SAN FRANCISCO – About 650 workers at the St. Francis Hotel, one of the city’s oldest and most luxurious, walked out on strike on November 18. This was the third of what may be many strikes at San Francisco’s Class A hotels. The contract with the workers’ union, UNITE HERE Local 2, expired on August 14. Since then, Local 2 has been trying to bargain a new agreement in the middle of an economic depression.
San Francisco’s largest hotels are demanding cuts in health and retirement benefits, and increased workloads, saying that the economic crisis has reduced tourism in the city. The luxury hotel chains want workers to begin paying for their healthcare premiums – $35/month this year, $115 per month next year, and $200 per month the year after. A typical San Francisco hotel worker earns $30,000 per year, and many can’t work a full 40-hour week.
Over the first nine months of 2009, Starwood Hotels and Resorts, which manages the Westin St. Francis, earned $180 million in profits. Starwood also manages three other San Francisco Class A hotels. The owner of the St. Francis, Strategic Hotels and Resorts, saw $11 million in earnings during the same period. The company bought the hotel for $439 million in 2006.

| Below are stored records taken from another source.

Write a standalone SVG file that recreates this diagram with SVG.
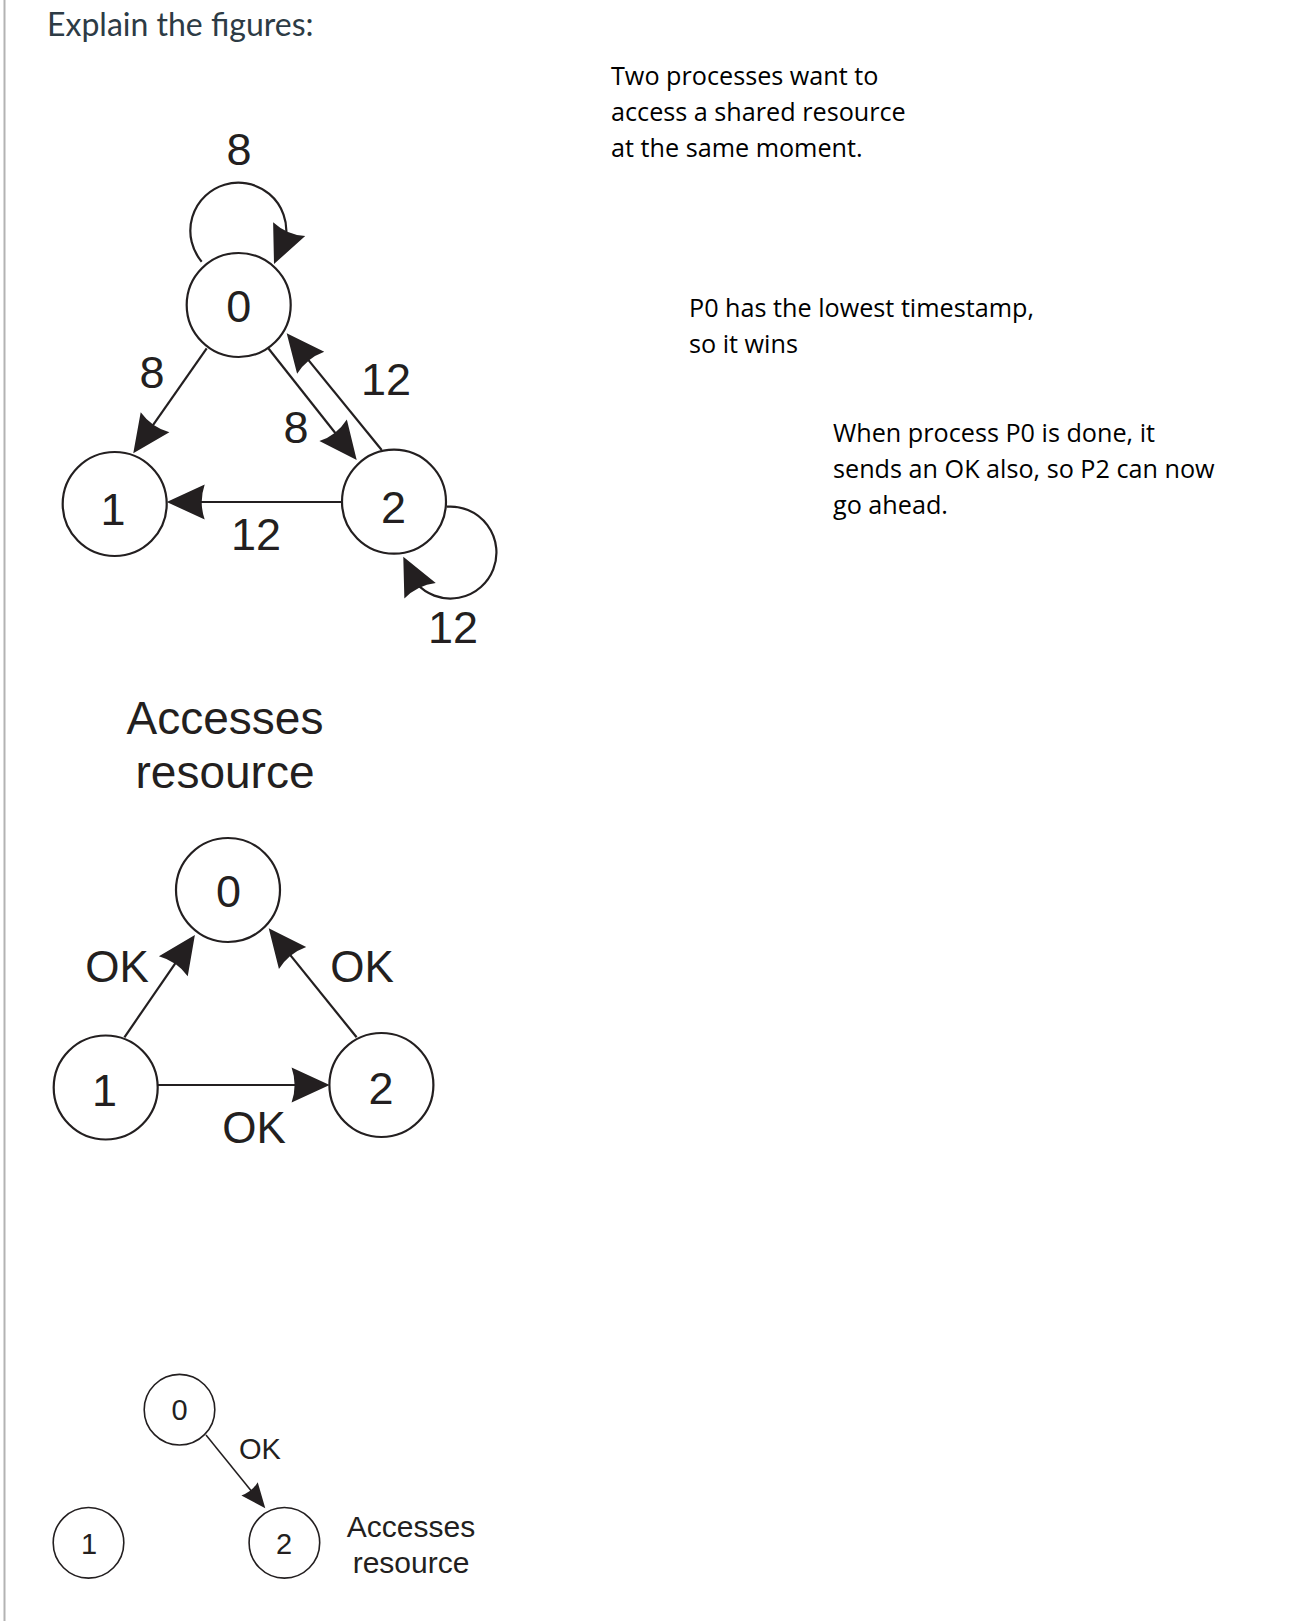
<svg xmlns="http://www.w3.org/2000/svg" width="1300" height="1621" viewBox="0 0 1300 1621">
<style>
  .node { fill: #ffffff; stroke: #231f20; stroke-width: 2.2; }
  .node3 { fill: #ffffff; stroke: #231f20; stroke-width: 1.6; }
  .edge { fill: none; stroke: #231f20; stroke-width: 2.2; }
  .edge3 { fill: none; stroke: #231f20; stroke-width: 1.5; }
  .lbl { font-family: "Liberation Sans", Arial, sans-serif; font-size: 45px; fill: #231f20; text-anchor: middle; }
  .lbl3 { font-family: "Liberation Sans", Arial, sans-serif; font-size: 29px; fill: #231f20; text-anchor: middle; }
  .note { font-family: "Open Sans", sans-serif; font-size: 25.2px; fill: #000000; }
  .title { font-family: Lato, sans-serif; font-size: 32px; fill: #2d3b45; }
</style>
<defs>
  <marker id="ah" markerUnits="userSpaceOnUse" orient="auto" viewBox="-30 -20 42 40" refX="0" refY="0" markerWidth="42" markerHeight="40" overflow="visible">
    <path d="M10,0 L-28,-17.5 Q-22,0 -28,17.5 Z" fill="#231f20"/>
  </marker>
  <marker id="ah3" markerUnits="userSpaceOnUse" orient="auto" viewBox="-22 -12 30 24" refX="0" refY="0" markerWidth="30" markerHeight="24" overflow="visible">
    <path d="M6,0 L-19,-10.5 Q-15,0 -19,10.5 Z" fill="#231f20"/>
  </marker>
</defs>
<rect x="0" y="0" width="1300" height="1621" fill="#ffffff"/>
<line x1="4.5" y1="0" x2="4.5" y2="1621" stroke="#b3b3b3" stroke-width="2"/>
<text class="title" x="47" y="36">Explain the figures:</text>

<g id="notes">
  <text class="note" x="611" y="85">Two processes want to</text>
  <text class="note" x="611" y="121">access a shared resource</text>
  <text class="note" x="611" y="157">at the same moment.</text>
  <text class="note" x="689" y="317">P0 has the lowest timestamp,</text>
  <text class="note" x="689" y="353">so it wins</text>
  <text class="note" x="833" y="442">When process P0 is done, it</text>
  <text class="note" x="833" y="478">sends an OK also, so P2 can now</text>
  <text class="note" x="833" y="514">go ahead.</text>
</g>

<g id="connectors">
  <!-- figure 1 -->
  <path class="edge" d="M201.7,261.7 A48,48 0 1 1 286,236.4 L278,254.8" marker-end="url(#ah)"/>
  <path class="edge" d="M206.7,348.3 L139,445.1" marker-end="url(#ah)"/>
  <path class="edge" d="M268.3,348.3 L350.5,452.2" marker-end="url(#ah)"/>
  <path class="edge" d="M381.7,450 L293,341.1" marker-end="url(#ah)"/>
  <path class="edge" d="M341.7,502 L176.7,502" marker-end="url(#ah)"/>
  <path class="edge" d="M446.7,506.7 A46,46 0 1 1 416.5,583.6 L407.7,565.7" marker-end="url(#ah)"/>
  <text class="lbl" x="239" y="165">8</text>
  <text class="lbl" x="152" y="388">8</text>
  <text class="lbl" x="296" y="443">8</text>
  <text class="lbl" x="386" y="395">12</text>
  <text class="lbl" x="256" y="550">12</text>
  <text class="lbl" x="453" y="643">12</text>
  <!-- figure 2 -->
  <path class="edge" d="M124.4,1037.3 L189.2,943.2" marker-end="url(#ah)"/>
  <path class="edge" d="M356.6,1037.3 L275,936.1" marker-end="url(#ah)"/>
  <path class="edge" d="M157.5,1085 L319.6,1085" marker-end="url(#ah)"/>
  <text class="lbl" x="117" y="982" style="font-size:44px">OK</text>
  <text class="lbl" x="362" y="982" style="font-size:44px">OK</text>
  <text class="lbl" x="254" y="1143" style="font-size:44px">OK</text>
  <!-- figure 3 -->
  <path class="edge3" d="M206,1435 L261.5,1503.6" marker-end="url(#ah3)"/>
  <text class="lbl3" x="260" y="1459">OK</text>
</g>

<g id="fig1-node0"><circle class="node" cx="238.7" cy="305" r="52"/><text class="lbl" x="238.7" y="321.5">0</text></g>
<g id="fig1-node1"><circle class="node" cx="114.7" cy="504" r="52"/><text class="lbl" x="113" y="524.5">1</text></g>
<g id="fig1-node2"><circle class="node" cx="394" cy="501.7" r="52"/><text class="lbl" x="393.5" y="523">2</text></g>
<g id="fig1-caption">
  <text class="lbl" x="225" y="734" style="font-size:46px">Accesses</text>
  <text class="lbl" x="225" y="788" style="font-size:46px">resource</text>
</g>

<g id="fig2-node0"><circle class="node" cx="228" cy="890" r="52"/><text class="lbl" x="228.5" y="906.5">0</text></g>
<g id="fig2-node1"><circle class="node" cx="105.7" cy="1087.5" r="52"/><text class="lbl" x="104.5" y="1106">1</text></g>
<g id="fig2-node2"><circle class="node" cx="381.4" cy="1085" r="52"/><text class="lbl" x="381" y="1104">2</text></g>

<g id="fig3-node0"><circle class="node3" cx="179.5" cy="1409.7" r="35.3"/><text class="lbl3" x="179.5" y="1420">0</text></g>
<g id="fig3-node1"><circle class="node3" cx="88.5" cy="1542.8" r="35.3"/><text class="lbl3" x="89" y="1553.5">1</text></g>
<g id="fig3-node2"><circle class="node3" cx="284.4" cy="1542.8" r="35.3"/><text class="lbl3" x="284" y="1553.5">2</text></g>
<g id="fig3-caption">
  <text class="lbl3" x="411" y="1537" style="font-size:30px">Accesses</text>
  <text class="lbl3" x="411" y="1573" style="font-size:30px">resource</text>
</g>
</svg>
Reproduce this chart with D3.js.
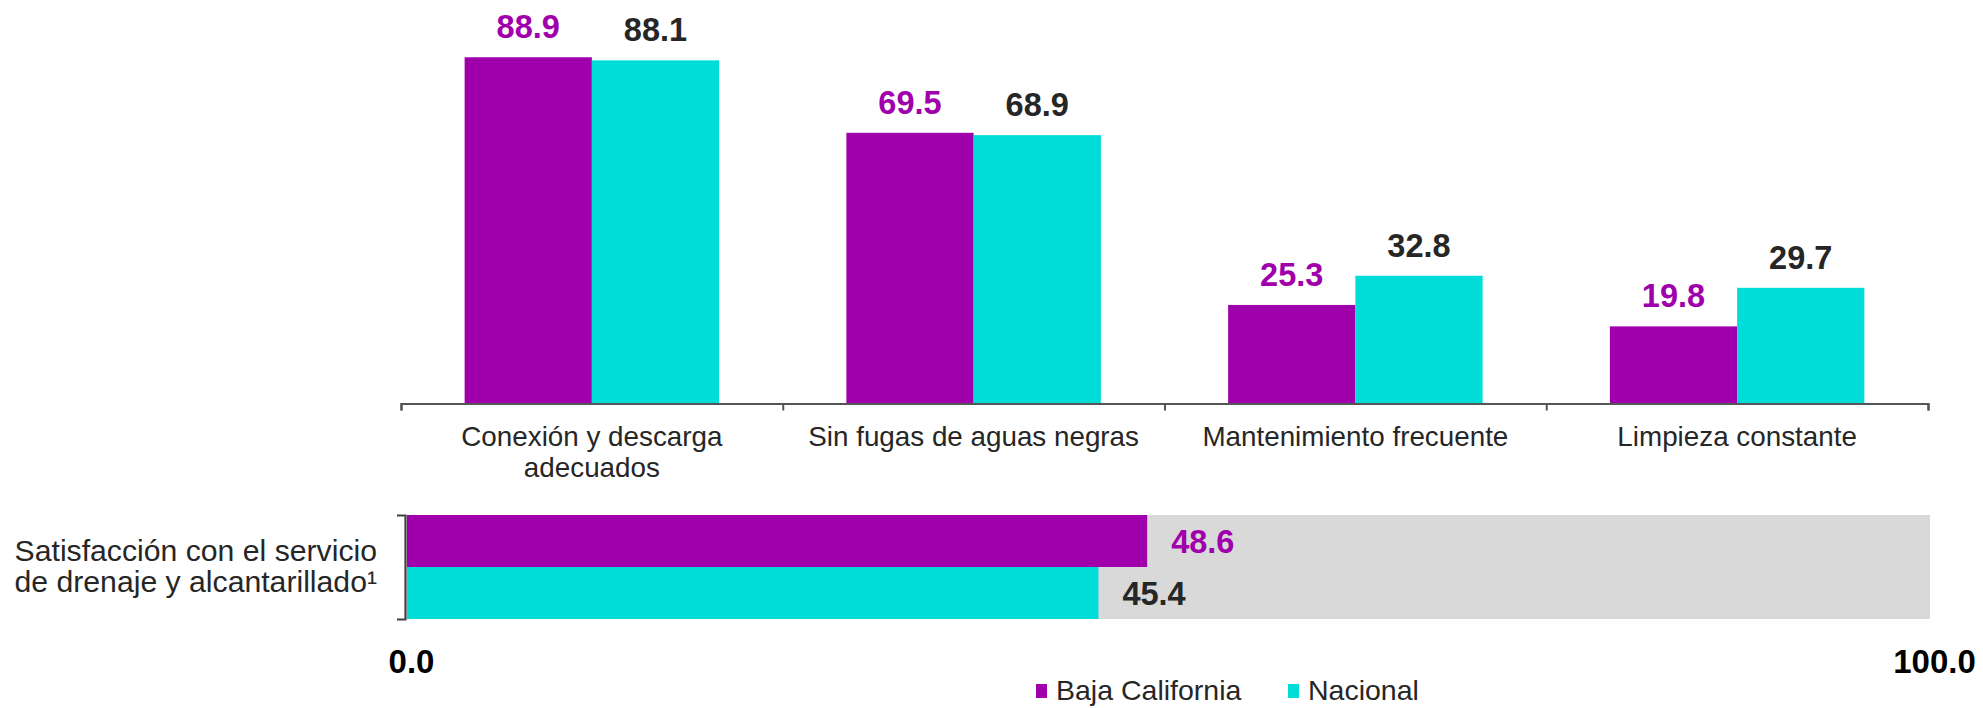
<!DOCTYPE html>
<html><head><meta charset="utf-8">
<script src="https://cdn.jsdelivr.net/npm/d3@7"></script>
<style>
html,body{margin:0;padding:0;background:#fff;}
svg{display:block;font-family:"Liberation Sans",Arial,sans-serif;}
</style></head>
<body>
<svg id="chart" width="1983" height="708"></svg>
<script>
const categories = ["Conexión y descarga\nadecuados", "Sin fugas de aguas negras", "Mantenimiento frecuente", "Limpieza constante"];
const series = ["Baja California", "Nacional"];
const bajaCalifornia = [88.9, 69.5, 25.3, 19.8];
const nacional = [88.1, 68.9, 32.8, 29.7];
const satisfLabel = ["Satisfacción con el servicio", "de drenaje y alcantarillado¹"];
const satisfValues = [48.6, 45.4];
const satisfTicks = [0, 100];

(function () {
const colors = {"Baja California": "#A000AB", "Nacional": "#00DCD8"};
const labelColors = {"Baja California": "#A000AB", "Nacional": "#262626"};

const svg = d3.select("#chart");

// ---------- Top grouped bar chart ----------
const x0 = d3.scaleBand().domain(categories).range([401, 1928]).paddingInner(0).paddingOuter(0);
const x1 = d3.scaleBand().domain(series).range([0, x0.bandwidth()]).paddingInner(0).paddingOuter(0.5);
const y = d3.scaleLinear().domain([0, 100]).range([403.5, 14]);

const seriesVals = {"Baja California": bajaCalifornia, "Nacional": nacional};
const topG = svg.append("g");

categories.forEach((c, i) => {
  const g = topG.append("g").attr("transform", `translate(${x0(c)},0)`);
  series.forEach(s => {
    const v = seriesVals[s][i];
    g.append("rect")
      .attr("x", x1(s)).attr("y", y(v))
      .attr("width", x1.bandwidth()).attr("height", y(0) - y(v))
      .attr("fill", colors[s]);
    g.append("text")
      .attr("x", x1(s) + x1.bandwidth() / 2).attr("y", y(v) - 19)
      .attr("text-anchor", "middle")
      .attr("font-size", 32.5).attr("font-weight", "bold")
      .attr("fill", labelColors[s])
      .text(v.toFixed(1));
  });
});

// axis with ticks at band boundaries
const axisG = topG.append("g").attr("transform", `translate(0,${y(0)})`);
const boundaryScale = d3.scaleLinear().domain([0, categories.length]).range(x0.range());
const axis = d3.axisBottom(boundaryScale).tickValues(d3.range(categories.length + 1)).tickSize(7).tickSizeOuter(7).tickFormat("");
axisG.call(axis);
axisG.select(".domain").attr("stroke", "#555").attr("stroke-width", 2.2);
axisG.selectAll(".tick line").attr("stroke", "#555").attr("stroke-width", 2);

// category labels
categories.forEach(c => {
  const lines = c.split("\n");
  const t = topG.append("text")
    .attr("x", x0(c) + x0.bandwidth() / 2)
    .attr("y", 446)
    .attr("text-anchor", "middle")
    .attr("font-size", 27.8).attr("fill", "#262626");
  lines.forEach((ln, k) => {
    t.append("tspan").attr("x", x0(c) + x0.bandwidth() / 2).attr("dy", k === 0 ? 0 : 31).text(ln);
  });
});

// ---------- Bottom horizontal bar ----------
const xb = d3.scaleLinear().domain([0, 100]).range([407, 1930]);
const yb = d3.scaleBand().domain(series).range([515, 619]).padding(0);
const bottomG = svg.append("g");

bottomG.append("rect")
  .attr("x", xb(0)).attr("y", yb.range()[0])
  .attr("width", xb(100) - xb(0)).attr("height", yb.range()[1] - yb.range()[0])
  .attr("fill", "#D9D9D9");

series.forEach((s, i) => {
  const v = satisfValues[i];
  bottomG.append("rect")
    .attr("x", xb(0)).attr("y", yb(s))
    .attr("width", xb(v) - xb(0)).attr("height", yb.bandwidth())
    .attr("fill", colors[s]);
  bottomG.append("text")
    .attr("x", xb(v) + 24).attr("y", yb(s) + yb.bandwidth() / 2)
    .attr("dy", "0.36em")
    .attr("font-size", 32.5).attr("font-weight", "bold")
    .attr("fill", labelColors[s])
    .text(v.toFixed(1));
});

// left bracket axis
const yAxisG = bottomG.append("g").attr("transform", `translate(405,0)`);
const bracketScale = d3.scaleLinear().domain([0, 1]).range(yb.range());
yAxisG.call(d3.axisLeft(bracketScale).tickValues([]).tickSizeOuter(8));
yAxisG.select(".domain").attr("stroke", "#404040").attr("stroke-width", 2.2);

// category label for bottom
const lt = bottomG.append("text").attr("text-anchor", "end").attr("font-size", 30.2).attr("fill", "#262626");
satisfLabel.forEach((ln, k) => {
  lt.append("tspan").attr("x", 377).attr("y", 561 + k * 31).text(ln);
});

// x tick labels 0.0 and 100.0
const xAxisG = bottomG.append("g").attr("transform", "translate(4,650)");
xAxisG.call(d3.axisBottom(xb).tickValues(satisfTicks).tickSize(0).tickFormat(d => d.toFixed(1)));
xAxisG.select(".domain").remove();
xAxisG.selectAll("text").attr("font-size", 33).attr("font-weight", "bold").attr("fill", "#000")
  .attr("font-family", '"Liberation Sans",Arial,sans-serif').attr("dy", "0.71em").attr("y", 0);

// ---------- Legend ----------
const legend = svg.append("g");
const legendX = [1036, 1288];
series.forEach((s, i) => {
  legend.append("rect").attr("x", legendX[i]).attr("y", 684).attr("width", 11).attr("height", 14).attr("fill", colors[s]);
  legend.append("text").attr("x", legendX[i] + 20).attr("y", 690).attr("dy", "0.36em")
    .attr("font-size", 28.5).attr("fill", "#262626").text(s);
});
})();
</script>
</body></html>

Local 2 has offered a one-year agreement that would increase costs by only 1.5% (or about $500,000 at the St. Francis), but the hotels have responded that they want that low-cost structure to continue for several years more, in which their revenues and profits would rise as the depression ends. The union has called a boycott of the St. Francis, along with the two other hotels struck earlier in November – the Grand Hyatt and the Palace (also managed by Starwood).